[LLVMdev] Validation Criteria
David Greene
dag at cray.com
Thu Nov 20 15:14:14 PST 2008
As we begin designing the proposed validation process, we should think about
what the criteria for a successful validation should be.
In the initial proposal I suggested the "make check" on llvm should pass as
should the tests in llvm-test.
According to Tanya, not all of llvm-test passes. Do we have a sense of how
far away from a full passing llvm-test we are?
I also know that a lot of work has gone into making the llvm-gcc DejaGNU tests
pass. Where are we in that process?
Initially, I'll throw out the idea that if llvm passes its internal tests
("make check") and successfully bootstraps llvm-gcc-4.2 we can consider the
validation successful. Does that sound like a reasonable starting point? The
assumption here is that as regressions in other tests (llvm-test, SPEC, etc.)
are found, testcases will be submitted to the llvm testsuite.
Once llvm-test passes, we can add it to the list of required tests to pass.
Ditto llvm-gcc-4.2's tests and anything else we might want to add.
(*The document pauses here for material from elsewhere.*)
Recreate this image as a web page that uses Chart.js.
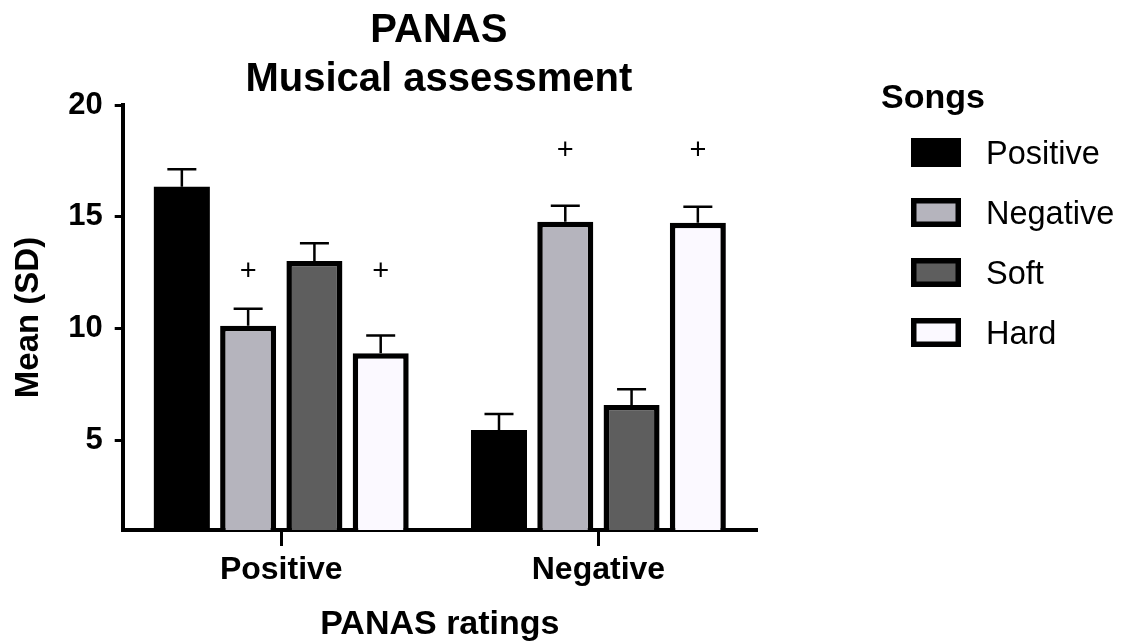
<!DOCTYPE html>
<html>
<head>
<meta charset="utf-8">
<script src="https://cdn.jsdelivr.net/npm/chart.js@4.4.1/dist/chart.umd.min.js"></script>
<style>
  html, body { margin: 0; padding: 0; background: #ffffff; }
  canvas { display: block; }
</style>
</head>
<body>
<canvas id="panas" width="1128" height="642"></canvas>
<script>
// PANAS ratings by song type: means and standard deviations
const categories = ['Positive', 'Negative'];
const songTypes = ['Positive', 'Negative', 'Soft', 'Hard'];
const positiveMean = [16.35, 5.47];
const positiveSD = [0.78, 0.72];
const negativeMean = [10.13, 14.78];
const negativeSD = [0.76, 0.72];
const softMean = [13.03, 6.59];
const softSD = [0.79, 0.70];
const hardMean = [8.90, 14.74];
const hardSD = [0.79, 0.71];
const yTicks = [5, 10, 15, 20];
// "+" markers: song series that carry one, and the level (in rating units) per PANAS group
const markedSeries = ['Negative', 'Hard'];
const markLevel = [12.53, 17.94];

const FONT = '"Liberation Sans", Arial, Helvetica, sans-serif';
Chart.defaults.font.family = FONT;
Chart.defaults.color = '#000';

const fills = ['#000000', '#b5b4bd', '#5e5e5e', '#fbf9ff'];
const means = [positiveMean, negativeMean, softMean, hardMean];
const sds = [positiveSD, negativeSD, softSD, hardSD];

const datasets = songTypes.map((name, i) => ({
  label: name,
  data: means[i],
  sd: sds[i],
  backgroundColor: fills[i],
  borderColor: '#000',
  borderWidth: i === 0 ? 0 : 5.5,
  borderSkipped: 'start',
  categoryPercentage: 0.836,
  barPercentage: 0.845
}));

// mean + SD whiskers above each bar
const errorBars = {
  id: 'errorBars',
  afterDatasetsDraw(chart) {
    const ctx = chart.ctx;
    const y = chart.scales.y;
    ctx.save();
    ctx.strokeStyle = '#000';
    ctx.lineWidth = 2.5;
    chart.data.datasets.forEach((ds, i) => {
      chart.getDatasetMeta(i).data.forEach((bar, j) => {
        const top = y.getPixelForValue(ds.data[j] + ds.sd[j]);
        ctx.beginPath();
        ctx.moveTo(bar.x, bar.y);
        ctx.lineTo(bar.x, top);
        ctx.moveTo(bar.x - 14.5, top);
        ctx.lineTo(bar.x + 14.5, top);
        ctx.stroke();
      });
    });
    ctx.restore();
  }
};

// "+" significance marks
const marks = {
  id: 'marks',
  afterDatasetsDraw(chart) {
    const ctx = chart.ctx;
    const y = chart.scales.y;
    ctx.save();
    ctx.fillStyle = '#000';
    ctx.font = '29px ' + FONT;
    ctx.textAlign = 'center';
    ctx.textBaseline = 'middle';
    chart.data.datasets.forEach((ds, i) => {
      if (!markedSeries.includes(ds.label)) return;
      chart.getDatasetMeta(i).data.forEach((bar, j) => {
        ctx.fillText('+', bar.x, y.getPixelForValue(markLevel[j]));
      });
    });
    ctx.restore();
  }
};

// two-line heading centred over the plot, and the "Songs" key on the right
const headingAndKey = {
  id: 'headingAndKey',
  afterDraw(chart) {
    const ctx = chart.ctx;
    const area = chart.chartArea;
    const cx = (area.left + area.right) / 2 - 1;
    ctx.save();
    ctx.fillStyle = '#000';
    ctx.textAlign = 'center';
    ctx.textBaseline = 'alphabetic';
    ctx.font = 'bold 40px ' + FONT;
    ctx.fillText('PANAS', cx, 42);
    ctx.fillText('Musical assessment', cx, 91);

    ctx.textAlign = 'left';
    ctx.font = 'bold 34px ' + FONT;
    ctx.fillText('Songs', 881, 108);

    ctx.font = '32.5px ' + FONT;
    chart.data.datasets.forEach((ds, i) => {
      const bx = 911, bw = 50, bh = 29;
      const by = 138 + i * 60;
      const bwid = ds.borderWidth;
      ctx.fillStyle = '#000';
      ctx.fillRect(bx, by, bw, bh);
      if (bwid > 0) {
        ctx.fillStyle = ds.backgroundColor;
        ctx.fillRect(bx + bwid, by + bwid, bw - 2 * bwid, bh - 2 * bwid);
      }
      ctx.fillStyle = '#000';
      ctx.fillText(ds.label, 986, by + bh / 2 + 11);
    });
    ctx.restore();
  }
};

new Chart(document.getElementById('panas'), {
  type: 'bar',
  data: { labels: categories, datasets },
  plugins: [errorBars, marks, headingAndKey],
  options: {
    responsive: false,
    devicePixelRatio: 1,
    animation: false,
    layout: { padding: { left: 4, right: 371, top: 105, bottom: 0 } },
    plugins: {
      legend: { display: false },
      title: { display: false },
      tooltip: { enabled: false }
    },
    scales: {
      x: {
        type: 'category',
        offset: true,
        afterFit(scale) { scale.height = 112; },
        grid: {
          offset: false,
          drawOnChartArea: false,
          drawTicks: true,
          tickLength: 16,
          tickWidth: 3,
          tickColor: '#000'
        },
        border: { display: true, color: '#000', width: 4 },
        ticks: {
          padding: 5,
          color: '#000',
          font: { size: 32, weight: 'bold' }
        },
        title: {
          display: true,
          text: 'PANAS ratings',
          color: '#000',
          font: { size: 34, weight: 'bold', lineHeight: 1.0 },
          padding: { top: 0, bottom: 0 }
        }
      },
      y: {
        min: 1,
        max: 20,
        afterFit(scale) { scale.width = 118.7; },
        afterBuildTicks(scale) { scale.ticks = yTicks.map(v => ({ value: v })); },
        grid: {
          drawOnChartArea: false,
          drawTicks: true,
          tickLength: 8,
          tickWidth: 3,
          tickColor: '#000'
        },
        border: { display: true, color: '#000', width: 4 },
        ticks: {
          padding: 12,
          color: '#000',
          font: { size: 31, weight: 'bold' }
        },
        title: {
          display: true,
          text: 'Mean (SD)',
          color: '#000',
          font: { size: 33, weight: 'bold' },
          padding: { top: 5, bottom: 0 }
        }
      }
    }
  }
});
</script>
</body>
</html>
Note that as tests get added to existing testsuites, we'll require the new
tests to pass as well. So once llvm-test is added to the validation
criteria, anything added to llvm-test after that will also have to pass in
order for a validation to succeed. I don't want to get into the business of
tracking individual test regressions, XFAIL'ing things that run outside
DejaGNU, etc. It's a lot of extra work for not much gain, IMHO.
Would anyone want to add other criteria?